By maintaining a clear separation of concerns, the platform team enables application teams to focus on delivering business value, while ensuring that the underlying infrastructure remains robust and compliant.

The platform team's GitHub repository structure and associated GitHub Actions workflows mirror the setup used by the application team. This system consists of three main repositories:

• Platform control plane repository: Stores Helm chart templates for platform resources such as ConfigMaps, namespace-as-a-service components (including service accounts, quotas, limits, and SecretProviderClass), as well as platform configuration schemas and templates.
• Platform config repository: Contains environment- and cluster-specific platform configuration values.
• Platform GitOps repository: Holds the composed platform configuration values and the rendered manifests for platform resources.

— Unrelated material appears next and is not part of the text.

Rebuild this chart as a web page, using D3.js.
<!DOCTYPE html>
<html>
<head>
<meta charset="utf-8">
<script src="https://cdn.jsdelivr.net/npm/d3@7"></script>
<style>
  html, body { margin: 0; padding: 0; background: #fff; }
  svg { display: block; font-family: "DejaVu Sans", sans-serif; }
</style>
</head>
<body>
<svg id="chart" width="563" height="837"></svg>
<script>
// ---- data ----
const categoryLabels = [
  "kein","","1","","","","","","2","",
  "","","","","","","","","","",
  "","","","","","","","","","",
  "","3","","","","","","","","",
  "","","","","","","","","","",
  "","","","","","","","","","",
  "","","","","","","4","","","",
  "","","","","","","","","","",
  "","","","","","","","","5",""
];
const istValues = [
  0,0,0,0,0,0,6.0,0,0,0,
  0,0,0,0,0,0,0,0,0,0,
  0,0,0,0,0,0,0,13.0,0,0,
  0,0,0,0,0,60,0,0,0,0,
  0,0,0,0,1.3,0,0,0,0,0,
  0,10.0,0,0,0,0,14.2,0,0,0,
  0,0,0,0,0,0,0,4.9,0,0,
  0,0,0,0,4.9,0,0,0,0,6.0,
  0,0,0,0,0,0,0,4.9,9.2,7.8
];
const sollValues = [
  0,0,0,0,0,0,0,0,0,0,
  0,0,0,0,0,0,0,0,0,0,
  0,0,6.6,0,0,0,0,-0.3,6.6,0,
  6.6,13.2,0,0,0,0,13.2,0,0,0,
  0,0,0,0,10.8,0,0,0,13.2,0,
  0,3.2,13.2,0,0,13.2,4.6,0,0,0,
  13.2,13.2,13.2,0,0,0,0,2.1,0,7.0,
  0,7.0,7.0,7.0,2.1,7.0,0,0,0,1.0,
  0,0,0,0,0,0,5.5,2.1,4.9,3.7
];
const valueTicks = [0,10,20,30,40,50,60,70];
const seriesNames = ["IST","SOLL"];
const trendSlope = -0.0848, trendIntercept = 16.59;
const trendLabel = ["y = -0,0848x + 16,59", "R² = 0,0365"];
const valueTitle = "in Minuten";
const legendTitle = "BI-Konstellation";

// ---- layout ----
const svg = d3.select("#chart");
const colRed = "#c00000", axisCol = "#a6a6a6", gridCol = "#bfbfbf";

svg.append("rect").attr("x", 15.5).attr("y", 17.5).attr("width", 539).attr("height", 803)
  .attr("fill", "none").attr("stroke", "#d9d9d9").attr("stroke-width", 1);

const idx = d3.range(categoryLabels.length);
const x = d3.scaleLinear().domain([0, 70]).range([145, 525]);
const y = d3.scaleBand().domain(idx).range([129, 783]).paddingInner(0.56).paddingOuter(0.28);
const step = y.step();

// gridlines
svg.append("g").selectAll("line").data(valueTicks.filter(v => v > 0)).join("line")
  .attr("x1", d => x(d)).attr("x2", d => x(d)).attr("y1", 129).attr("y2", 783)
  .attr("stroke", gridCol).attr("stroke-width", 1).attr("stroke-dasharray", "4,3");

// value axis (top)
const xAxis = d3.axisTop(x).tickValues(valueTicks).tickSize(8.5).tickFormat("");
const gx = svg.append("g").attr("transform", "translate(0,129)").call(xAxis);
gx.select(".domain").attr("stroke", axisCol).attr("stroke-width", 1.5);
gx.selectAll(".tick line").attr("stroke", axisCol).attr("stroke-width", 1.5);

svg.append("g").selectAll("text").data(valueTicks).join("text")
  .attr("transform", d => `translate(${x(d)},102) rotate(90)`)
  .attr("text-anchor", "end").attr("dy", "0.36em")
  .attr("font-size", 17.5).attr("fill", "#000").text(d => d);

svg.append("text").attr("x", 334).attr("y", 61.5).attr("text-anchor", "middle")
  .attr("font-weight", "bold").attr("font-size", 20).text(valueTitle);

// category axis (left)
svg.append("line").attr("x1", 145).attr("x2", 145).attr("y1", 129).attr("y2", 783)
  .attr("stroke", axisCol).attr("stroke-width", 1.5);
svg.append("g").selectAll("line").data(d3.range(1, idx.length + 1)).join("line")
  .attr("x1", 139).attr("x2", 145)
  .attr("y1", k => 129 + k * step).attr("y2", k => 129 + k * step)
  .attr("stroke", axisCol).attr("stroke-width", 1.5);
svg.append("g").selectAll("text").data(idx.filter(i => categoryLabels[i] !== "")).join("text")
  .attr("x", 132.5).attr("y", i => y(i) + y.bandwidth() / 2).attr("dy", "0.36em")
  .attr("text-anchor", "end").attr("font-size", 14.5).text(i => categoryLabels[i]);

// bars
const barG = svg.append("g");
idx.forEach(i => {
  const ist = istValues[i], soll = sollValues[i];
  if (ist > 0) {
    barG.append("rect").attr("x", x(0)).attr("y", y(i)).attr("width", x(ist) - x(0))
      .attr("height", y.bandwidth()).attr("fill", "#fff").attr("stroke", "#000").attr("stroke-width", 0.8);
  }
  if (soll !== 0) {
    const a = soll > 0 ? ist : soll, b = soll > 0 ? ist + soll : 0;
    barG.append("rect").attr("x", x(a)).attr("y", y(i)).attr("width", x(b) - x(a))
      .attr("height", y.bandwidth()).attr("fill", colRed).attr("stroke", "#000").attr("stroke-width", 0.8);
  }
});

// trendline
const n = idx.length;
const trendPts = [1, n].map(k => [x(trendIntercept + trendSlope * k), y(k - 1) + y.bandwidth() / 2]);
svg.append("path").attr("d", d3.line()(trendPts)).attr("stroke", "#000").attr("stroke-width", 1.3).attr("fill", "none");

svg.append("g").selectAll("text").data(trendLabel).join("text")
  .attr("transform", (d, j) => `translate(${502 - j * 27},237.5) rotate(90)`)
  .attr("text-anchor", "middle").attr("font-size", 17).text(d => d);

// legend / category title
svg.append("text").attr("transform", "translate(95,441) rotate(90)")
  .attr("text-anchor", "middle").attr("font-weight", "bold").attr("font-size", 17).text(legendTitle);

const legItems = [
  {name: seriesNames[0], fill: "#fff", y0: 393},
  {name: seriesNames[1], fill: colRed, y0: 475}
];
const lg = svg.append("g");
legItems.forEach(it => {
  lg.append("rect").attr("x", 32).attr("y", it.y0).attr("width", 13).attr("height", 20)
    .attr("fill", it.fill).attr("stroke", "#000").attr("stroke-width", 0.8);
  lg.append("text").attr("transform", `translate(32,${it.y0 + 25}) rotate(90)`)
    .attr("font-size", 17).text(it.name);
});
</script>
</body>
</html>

This allows the platform team to review and validate the configurations and resources that will be deployed to each cluster.

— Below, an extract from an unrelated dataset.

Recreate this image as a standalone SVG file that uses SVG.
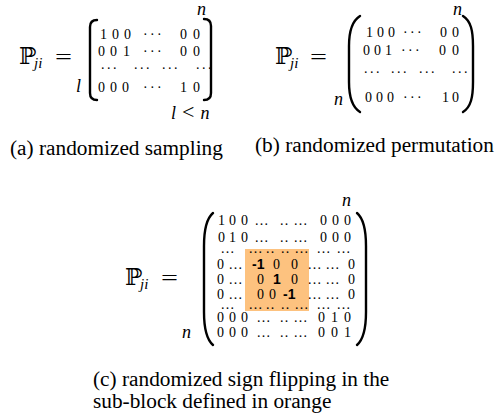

The platform team deploys platform configurations (such as ConfigMaps) and namespace resources (including service accounts, limits, quotas, and more) as a separate solution, distinct from the application lifecycle. This approach ensures a clear separation of responsibilities and minimizes cross-team dependencies. Key principles include:

• The platform team maintains autonomy over platform resource management, avoiding direct involvement in the application deployment process.
• Platform and application configuration deployments are asynchronous, allowing each team to operate independently. The platform team can update or add configurations without blocking or delaying application deployments, even if some required values are not yet available.
• New platform configurations are made available to applications on clusters immediately after deployment. Applications may consume these updated values as needed, depending on their design and environment, without waiting for the next application deployment cycle.

This model enables rapid iteration and flexibility for both teams, ensuring that platform updates can be delivered promptly while allowing application teams to adopt changes at their own pace.